GTEC suspends accreditation of ‘new programmes’ for universities

Effective January 1, 2024, the accreditation of new programmes for public universities including government technical universities has been suspended, the Ghana Tertiary Education Commission (GTEC) has told the Daily Graphic.
In an interview with the newspaper, an official of the Tertiary Education Commission said the University of Environment and Sustainable Development (UESD) at Somanya in the Eastern Region is excluded from the suspension.
The Director of Accreditation of GTEC, John Dadzie Mensah says the move is informed by the need to sanitise the accreditation space due to the persistent non-compliance by some institutions with the accreditation requirements of the country.
“Any public university that submits new programme accreditation application for consideration by the commission post-December 31, 2023, must demonstrate a clean sheet of programmes in good standing (having valid accreditation status) before the new one is admitted
Rather than the directive indicting public universities, Mr Mensah admitted that most of the public universities were actually doing well with the accreditation processes, “particularly those with relatively fewer programmes,” a letter to all public universities stated.
The suspension comes after the Deputy Director-General of GTEC, Professor Ahmed Abdulai Jinapor said his outfit next month will begin a serial publication of unaccredited programmes and centres in newspapers and on its website.
He also said the Commission would submit the list of unaccredited programmes and centres to all government agencies so that they would not employ anybody who had a certificate for a programme that was not accredited.

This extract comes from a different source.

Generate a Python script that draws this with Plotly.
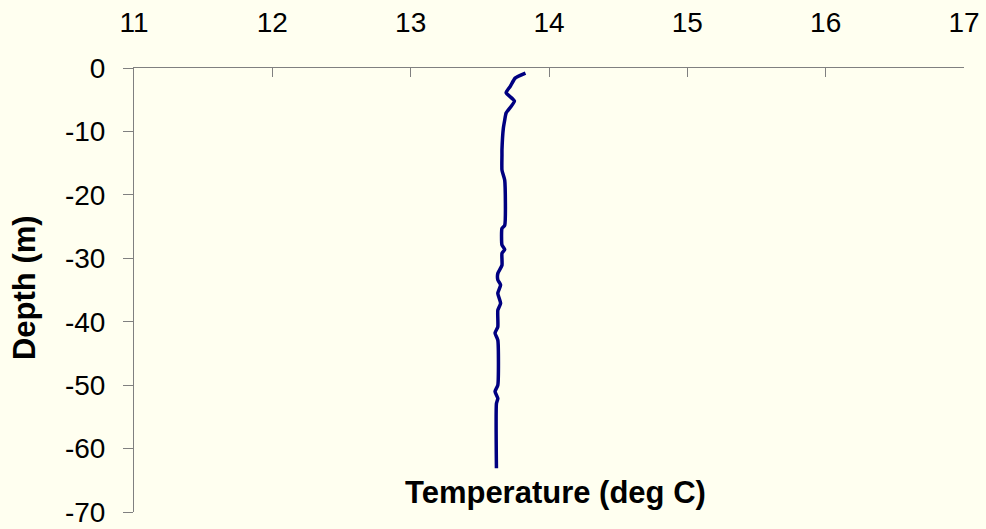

“The public is to resist offers from institutions to study such unaccredited courses. They are always to visit the GTEC’s website to be sure that they did not accept to pursue programmes that had not been accredited,” he said.

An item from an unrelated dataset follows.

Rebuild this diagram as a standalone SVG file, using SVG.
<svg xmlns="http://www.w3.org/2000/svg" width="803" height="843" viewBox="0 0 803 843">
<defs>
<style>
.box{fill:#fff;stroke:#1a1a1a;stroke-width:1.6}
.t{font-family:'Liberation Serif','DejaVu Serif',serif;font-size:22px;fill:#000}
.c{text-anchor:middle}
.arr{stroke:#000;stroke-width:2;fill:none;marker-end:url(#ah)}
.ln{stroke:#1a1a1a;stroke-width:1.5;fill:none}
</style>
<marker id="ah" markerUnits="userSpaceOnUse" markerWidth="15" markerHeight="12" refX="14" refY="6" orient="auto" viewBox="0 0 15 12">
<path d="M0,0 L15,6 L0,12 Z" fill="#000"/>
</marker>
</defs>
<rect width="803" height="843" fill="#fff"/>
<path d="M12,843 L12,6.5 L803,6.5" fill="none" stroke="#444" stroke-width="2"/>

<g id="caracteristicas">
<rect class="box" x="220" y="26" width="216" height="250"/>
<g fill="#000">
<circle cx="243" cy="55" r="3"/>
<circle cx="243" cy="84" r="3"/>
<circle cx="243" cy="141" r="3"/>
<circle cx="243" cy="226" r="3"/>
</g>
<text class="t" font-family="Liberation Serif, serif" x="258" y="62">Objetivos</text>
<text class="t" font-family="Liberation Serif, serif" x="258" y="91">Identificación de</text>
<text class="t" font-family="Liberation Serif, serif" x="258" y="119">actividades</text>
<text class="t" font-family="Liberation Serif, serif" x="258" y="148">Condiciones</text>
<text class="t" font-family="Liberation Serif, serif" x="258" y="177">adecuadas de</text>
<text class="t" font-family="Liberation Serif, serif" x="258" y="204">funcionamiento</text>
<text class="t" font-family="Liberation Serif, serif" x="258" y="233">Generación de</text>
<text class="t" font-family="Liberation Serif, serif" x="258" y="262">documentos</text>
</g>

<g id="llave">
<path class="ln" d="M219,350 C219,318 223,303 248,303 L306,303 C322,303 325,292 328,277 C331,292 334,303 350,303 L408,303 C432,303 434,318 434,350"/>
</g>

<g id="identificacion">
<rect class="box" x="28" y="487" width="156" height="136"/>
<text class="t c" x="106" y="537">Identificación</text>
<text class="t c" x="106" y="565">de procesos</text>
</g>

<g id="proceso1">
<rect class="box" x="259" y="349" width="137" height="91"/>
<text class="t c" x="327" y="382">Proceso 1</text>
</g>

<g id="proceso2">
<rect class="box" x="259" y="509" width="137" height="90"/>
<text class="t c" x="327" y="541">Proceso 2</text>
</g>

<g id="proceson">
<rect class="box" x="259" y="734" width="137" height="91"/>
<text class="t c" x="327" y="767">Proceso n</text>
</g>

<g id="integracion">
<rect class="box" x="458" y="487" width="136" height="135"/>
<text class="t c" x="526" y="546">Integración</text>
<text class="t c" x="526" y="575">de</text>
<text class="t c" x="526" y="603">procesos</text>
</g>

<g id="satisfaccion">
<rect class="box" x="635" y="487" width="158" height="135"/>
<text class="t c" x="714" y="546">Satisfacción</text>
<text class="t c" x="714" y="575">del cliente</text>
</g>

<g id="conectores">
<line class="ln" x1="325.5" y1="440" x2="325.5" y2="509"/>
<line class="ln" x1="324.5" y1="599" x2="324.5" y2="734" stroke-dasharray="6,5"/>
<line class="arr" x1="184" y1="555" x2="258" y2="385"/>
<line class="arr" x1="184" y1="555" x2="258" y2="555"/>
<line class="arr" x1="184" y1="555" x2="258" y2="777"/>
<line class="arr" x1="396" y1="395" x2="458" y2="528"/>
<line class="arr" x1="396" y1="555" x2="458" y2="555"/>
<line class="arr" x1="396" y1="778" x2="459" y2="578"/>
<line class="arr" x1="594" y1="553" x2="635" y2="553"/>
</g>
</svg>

The move the Director of the Tertiary Commission said formed part of major steps by the regulatory body to sanitise the accreditation environment to ensure that no university in the country ran unaccredited programmes.
“We are going to put a moratorium on acceptance of new applications until all the accreditation environment is sanitised, and the caveat is that not all institutions are culpable,” Professor Jinapor told the Graphic newspaper.